I originally made this for Scout Kid’s first birthday because at the time chicken drumettes, with their little handles so perfect for small clumsy fists, were a big favourite. A year and a few months later, I have a toddler who reallllly doesn’t like chicken. Like no other toddler ever. He loves beef, he loves tomatoes and peppers, he’ll happily stir together rice and green beans and eat them up, he’s never had that toddler thing of hating saucy, mixed up food, but when chicken touches his tongue you’d think it was poison. Um, okay, son. More for the rest of us…
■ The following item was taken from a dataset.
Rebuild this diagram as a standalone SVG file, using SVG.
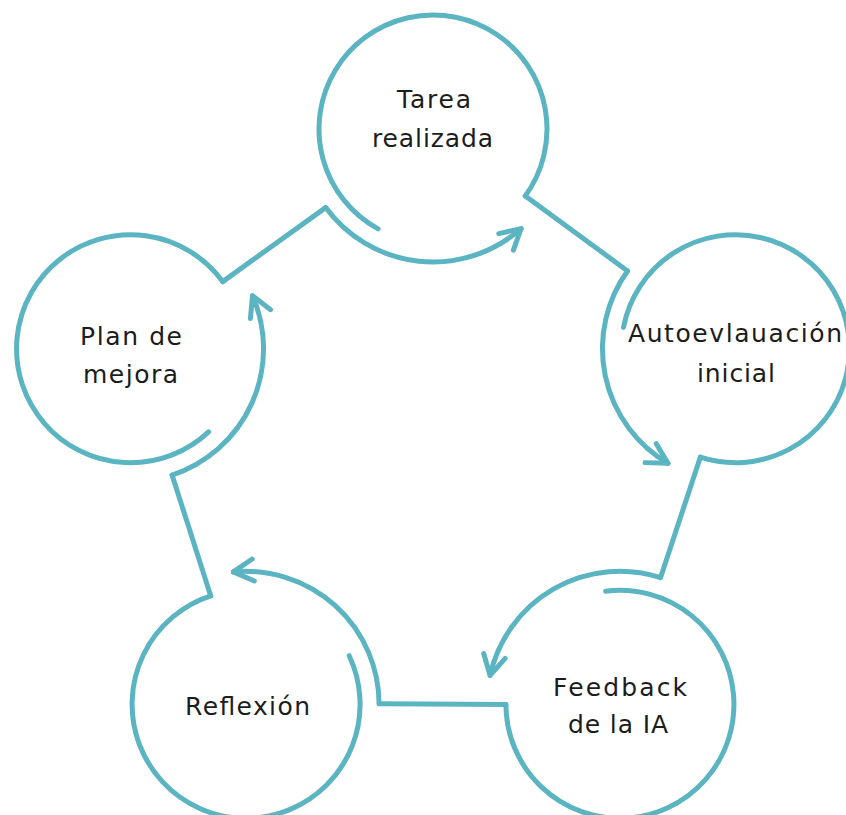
<svg xmlns="http://www.w3.org/2000/svg" width="846" height="815" viewBox="0 0 846 815">
  <style>
    .ring { fill: none; stroke: #5BB4C1; stroke-width: 5; stroke-linecap: round; stroke-linejoin: round; }
    .lbl { font-family: "DejaVu Sans", "Liberation Sans", sans-serif; font-size: 25px; fill: #1c1c1c; text-anchor: middle; }
  </style>
  <defs>
    <marker id="chev" markerUnits="userSpaceOnUse" orient="auto" markerWidth="40" markerHeight="40" viewBox="-30 -20 40 40" refX="0" refY="0" overflow="visible">
      <path d="M -20 -11 L 0 0 L -20 11" fill="none" stroke="#5BB4C1" stroke-width="5" stroke-linecap="round" stroke-linejoin="round"/>
    </marker>
    <g id="shape">
      <path class="ring" d="M 378.1 228.9 A 114 114 0 1 1 525.3 195.9"/>
      <path class="ring" d="M 325.7 207.6 A 133 133 0 0 0 521.1 228.6" marker-end="url(#chev)"/>
    </g>
  </defs>
  <rect width="846" height="815" fill="#ffffff"/>

  <g id="connectors">
    <path class="ring" d="M 525.3 195.9 L 627.5 270.9"/>
    <path class="ring" d="M 525.3 195.9 L 627.5 270.9" transform="rotate(72 433 447)"/>
    <path class="ring" d="M 525.3 195.9 L 627.5 270.9" transform="rotate(144 433 447)"/>
    <path class="ring" d="M 525.3 195.9 L 627.5 270.9" transform="rotate(216 433 447)"/>
    <path class="ring" d="M 525.3 195.9 L 627.5 270.9" transform="rotate(288 433 447)"/>
  </g>

  <g id="node-tarea">
    <use href="#shape"/>
    <text class="lbl" x="434" y="108" textLength="74">Tarea</text>
    <text class="lbl" x="432.5" y="147" textLength="121">realizada</text>
  </g>

  <g id="node-autoevaluacion">
    <use href="#shape" transform="rotate(72 433 447)"/>
    <text class="lbl" x="735" y="342" textLength="214">Autoevlauación</text>
    <text class="lbl" x="736" y="382" textLength="78">inicial</text>
  </g>

  <g id="node-feedback">
    <use href="#shape" transform="rotate(144 433 447)"/>
    <text class="lbl" x="620" y="696" textLength="134">Feedback</text>
    <text class="lbl" x="618" y="733" textLength="100">de la IA</text>
  </g>

  <g id="node-reflexion">
    <use href="#shape" transform="rotate(216 433 447)"/>
    <text class="lbl" x="247.5" y="715" textLength="125">Reflexión</text>
  </g>

  <g id="node-plan">
    <use href="#shape" transform="rotate(288 433 447)"/>
    <text class="lbl" x="131" y="345" textLength="102">Plan de</text>
    <text class="lbl" x="130.5" y="383" textLength="95">mejora</text>
  </g>
</svg>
Original recipe from Just A Taste.
2½ pounds chicken wings, tips removed, drumettes and flats separated
Salt and pepper, to taste
2 teaspoons olive oil
2 cloves garlic, crushed
1 teaspoon fresh ginger, minced
1/2 teaspoon crushed red pepper flakes (more if you’re not sharing with a two-year-old)
3/4 cup orange marmalade
1/4 cup soy sauce
1 cup rice
1. Preheat oven to 400ºF. Thoroughly dry off wings with a paper towel and spread out on a foil-lined baking sheet. Season with salt and pepper to taste. Bake until fully cooked, 45 to 50 minutes.
2. With about 15 minutes remaining for the wings, begin cooking rice (according to package directions) and sauce. Place the oil, garlic, and ginger in a small saucepan over medium-low heat and cook for about 3 minutes, until golden-brown. Add the red pepper flakes, marmalade, and soy sauce. Simmer, stirring occasionally, for 5 minutes.
3. Remove wings from oven and toss with sauce in a large bowl. Serve over rice with extra sauce poured over.
Really good. Even Scout Kid condescended to take a few bites.